Modifying Transformations for Your Data

Transformations allow you to change the data in a unified dataset without having to modify individual input datasets. For example, you can use transformations to concatenate address or name fields, remove whitespace or delimiters, apply consistent formatting to dates, and so on.

You only need to modify Transformations steps if you added new output fields in the Align to Customer Model (Schema Mapping) step.

Tamr Cloud supports scripted transformations for a single input dataset, resulting in a single output dataset.

See the Tamr Core transformations documentation for transformation function details.

Modifying Transformations to Prepare Data for Enrichment

For each new output field you added, add a line in the transformations to prepare data for enrichment to handle null values.

If you deleted any optional output fields, see Requirements for Input Datasets for necessary changes to transformations, specific to the entity type template.

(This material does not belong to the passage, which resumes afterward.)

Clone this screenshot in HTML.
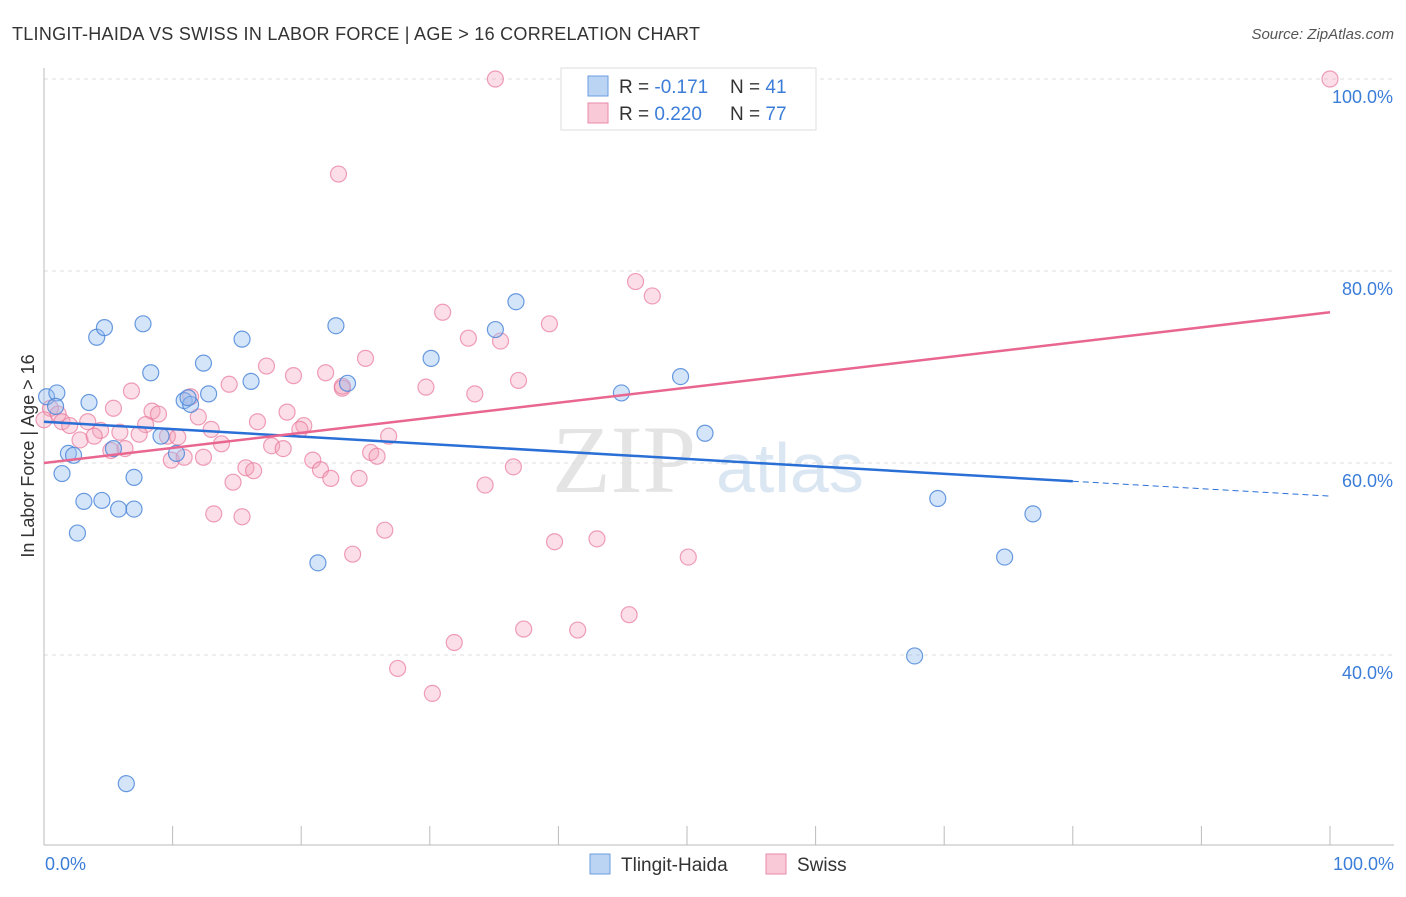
<!DOCTYPE html>
<html><head><meta charset="utf-8"><style>
body{margin:0;background:#fff;font-family:"Liberation Sans",sans-serif}
</style></head><body>
<svg id="c" width="1406" height="892" xmlns="http://www.w3.org/2000/svg">
<text x="12" y="40" font-size="18" fill="#333" textLength="688">TLINGIT-HAIDA VS SWISS IN LABOR FORCE | AGE &gt; 16 CORRELATION CHART</text>
<text x="1394" y="39" font-size="15" fill="#555" font-style="italic" text-anchor="end">Source: ZipAtlas.com</text>
<text x="552" y="492" font-size="96" fill="#e4e4e4" font-family="Liberation Serif,serif">ZIP</text>
<text x="716" y="492" font-size="70" fill="#dbe6f3">atlas</text>
<g id="grid"></g><g id="axes"></g><g id="pts"></g><g id="trend"></g>
<text transform="translate(34,456) rotate(-90)" font-size="18" fill="#333" text-anchor="middle">In Labor Force | Age &gt; 16</text>
<text x="45" y="870" font-size="18" fill="#3b7dd8">0.0%</text>
<text x="1394" y="870" font-size="18" fill="#3b7dd8" text-anchor="end">100.0%</text>
<g>
<rect x="561" y="68" width="255" height="62" fill="#fff" stroke="#ddd"/>
<rect x="588" y="76" width="20" height="20" fill="#bcd4f3" stroke="#6a9be0"/>
<rect x="588" y="103" width="20" height="20" fill="#f9c9d7" stroke="#ea8aa8"/>
<text x="619" y="93" font-size="19" fill="#333">R = <tspan fill="#3b7dd8">-0.171</tspan></text>
<text x="730" y="93" font-size="19" fill="#333">N = <tspan fill="#3b7dd8">41</tspan></text>
<text x="619" y="120" font-size="19" fill="#333">R = <tspan fill="#3b7dd8">0.220</tspan></text>
<text x="730" y="120" font-size="19" fill="#333">N = <tspan fill="#3b7dd8">77</tspan></text>
</g>
<g>
<rect x="590" y="854" width="20" height="20" fill="#bcd4f3" stroke="#6a9be0"/>
<text x="621" y="871" font-size="19" fill="#333">Tlingit-Haida</text>
<rect x="766" y="854" width="20" height="20" fill="#f9c9d7" stroke="#ea8aa8"/>
<text x="797" y="871" font-size="19" fill="#333">Swiss</text>
</g>
</svg>
<script>
const yTicks=[100,80,60,40];
const yTickLabels=["100.0%","80.0%","60.0%","40.0%"];
const xTicks=[0,10,20,30,40,50,60,70,80,90,100];
const blueX=[0.2,1,0.9,3.5,4.1,4.7,7.7,8.3,12.4,15.4,16.1,12.8,10.9,11.4,11.2,9.1,10.3,1.9,2.3,5.4,1.4,7,3.1,4.5,5.8,7,2.6,6.4,21.3,22.7,23.6,30.1,35.1,36.7,44.9,49.5,51.4,69.5,74.7,76.9,67.7];
const blueY=[66.9,67.3,65.9,66.3,73.1,74.1,74.5,69.4,70.4,72.9,68.5,67.2,66.5,66.1,66.8,62.8,61,61,60.8,61.5,58.9,58.5,56,56.1,55.2,55.2,52.7,26.6,49.6,74.3,68.3,70.9,73.9,76.8,67.3,69,63.1,56.3,50.2,54.7,39.9];
const pinkX=[35.1,100,22.9,46,47.3,31,39.3,33,35.5,25,17.3,36.9,29.7,33.5,19.4,21.9,23.2,14.4,6.8,8.4,8.9,5.4,0.5,1.1,1.4,2,3.4,4.4,2.8,3.9,5.9,7.9,7.4,9.6,10.4,12,13,13.8,16.6,18.9,20.2,19.9,17.7,18.6,20.9,21.5,22.3,24.5,25.4,25.9,26.8,15.7,16.3,14.7,13.2,15.4,9.9,10.9,12.4,5.2,6.3,23.2,11.4,34.3,36.5,24,26.5,39.7,43,50.1,45.5,41.5,37.3,31.9,27.5,30.2,0];
const pinkY=[100,100,90.1,78.9,77.4,75.7,74.5,73,72.7,70.9,70.1,68.6,67.9,67.2,69.1,69.4,67.8,68.2,67.5,65.4,65.1,65.7,65.7,65.1,64.3,63.9,64.3,63.4,62.4,62.8,63.2,64,63,62.8,62.7,64.8,63.5,62,64.3,65.3,63.9,63.5,61.8,61.5,60.3,59.3,58.4,58.4,61.1,60.7,62.8,59.5,59.2,58,54.7,54.4,60.3,60.6,60.6,61.3,61.5,68,66.9,57.7,59.6,50.5,53,51.8,52.1,50.2,44.2,42.6,42.7,41.3,38.6,36,64.5];
const blueTrendY=[64.3,58.1];   // at x=0 and x=80 (solid), dashed to 100
const pinkTrendY=[60.0,75.7];   // at x=0 and x=100
const X0=44,X1=1330,Y100=79,PX=9.6;
const xs=v=>X0+(X1-X0)*v/100, ys=v=>Y100+(100-v)*PX;
const NS="http://www.w3.org/2000/svg";
function mk(t,a,p){const e=document.createElementNS(NS,t);for(const k in a)e.setAttribute(k,a[k]);document.getElementById(p).appendChild(e);return e;}
yTicks.forEach((v,i)=>{
 const l=mk('line',{x1:44,x2:1394,y1:ys(v),y2:ys(v),stroke:'#ddd','stroke-dasharray':'4,4'},'grid');
 
 
 const t=mk('text',{x:1393,y:ys(v)+24,'font-size':18,fill:'#3b7dd8','text-anchor':'end'},'grid');
 t.textContent=yTickLabels[i];
 
 
});
mk('line',{x1:44,x2:44,y1:68,y2:845,stroke:'#bbb'},'axes');
mk('line',{x1:44,x2:1394,y1:845,y2:845,stroke:'#bbb'},'axes');
xTicks.forEach(v=>{const l=mk('line',{x1:xs(v),x2:xs(v),y1:826,y2:845,stroke:'#bbb'},'axes');
 
 });
pinkX.forEach((v,i)=>{const c=mk('circle',{cx:xs(v),cy:ys(pinkY[i]),r:8,fill:'rgba(244,160,185,0.35)',stroke:'rgba(232,120,155,0.7)','stroke-width':1.2},'pts');
 
 });
blueX.forEach((v,i)=>{const c=mk('circle',{cx:xs(v),cy:ys(blueY[i]),r:8,fill:'rgba(150,190,240,0.4)',stroke:'rgba(70,130,215,0.8)','stroke-width':1.2},'pts');
 
 });
const bSlope=(blueTrendY[1]-blueTrendY[0])/80;
let l=mk('line',{x1:xs(0),y1:ys(blueTrendY[0]),x2:xs(80),y2:ys(blueTrendY[1]),stroke:'#2a6fd6','stroke-width':2.5},'trend');


l=mk('line',{x1:xs(80),y1:ys(blueTrendY[1]),x2:xs(100),y2:ys(blueTrendY[1]+bSlope*20),stroke:'#2a6fd6','stroke-width':1,'stroke-dasharray':'6,4'},'trend');


l=mk('line',{x1:xs(0),y1:ys(pinkTrendY[0]),x2:xs(100),y2:ys(pinkTrendY[1]),stroke:'#e8668f','stroke-width':2.5},'trend');


</script>
</body></html>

To update transformations to prepare data for enrichment:

  1. In Designer, select the type type tile to open the flow.
  2. Select the Prepare Data for Enrichment step.
  3. For each new output field, add a line to handle the null case under // Replace empty strings in <field> with true nulls:
use input;
select *,
    // Replace empty strings in <field> with true nulls
    case when is_not_empty(<field>) then <field> else null end as <field>;
  1. When you have finished the transformation updates, navigate back to the flow by selecting the back arrow next to the step description.

Modifying Transformations for Record Consolidation

For each new output field you added, add a line in the transformations to tell Tamr what value to set for that field when creating the mastered entity record.

If you deleted any optional output fields, see Requirements for Input Datasets for necessary changes to transformations, specific to the entity type template.

Depending on the field type, add one of these transformation rules:

  • To set the value to the most common value across input records:
    mode(<field>) as <field>
  • To set the value to the sum of the values across input records:
    sum(to_double(<field>)) as <field>

To update transformations to consolidate records:

  1. In Designer, select the type type tile to open the flow.
  2. Select the Consolidate Records step to open it.
  3. For each new output field, add one of the following two rules under //Groupby :
    • mode(<field>) as <field> to select the most common value for this field.
    • sum(to_double(<field>)) as <field> to calculate a total value for this field.
  4. When you have finished the transformation updates, navigate back to the flow by selecting the back arrow next to the step description.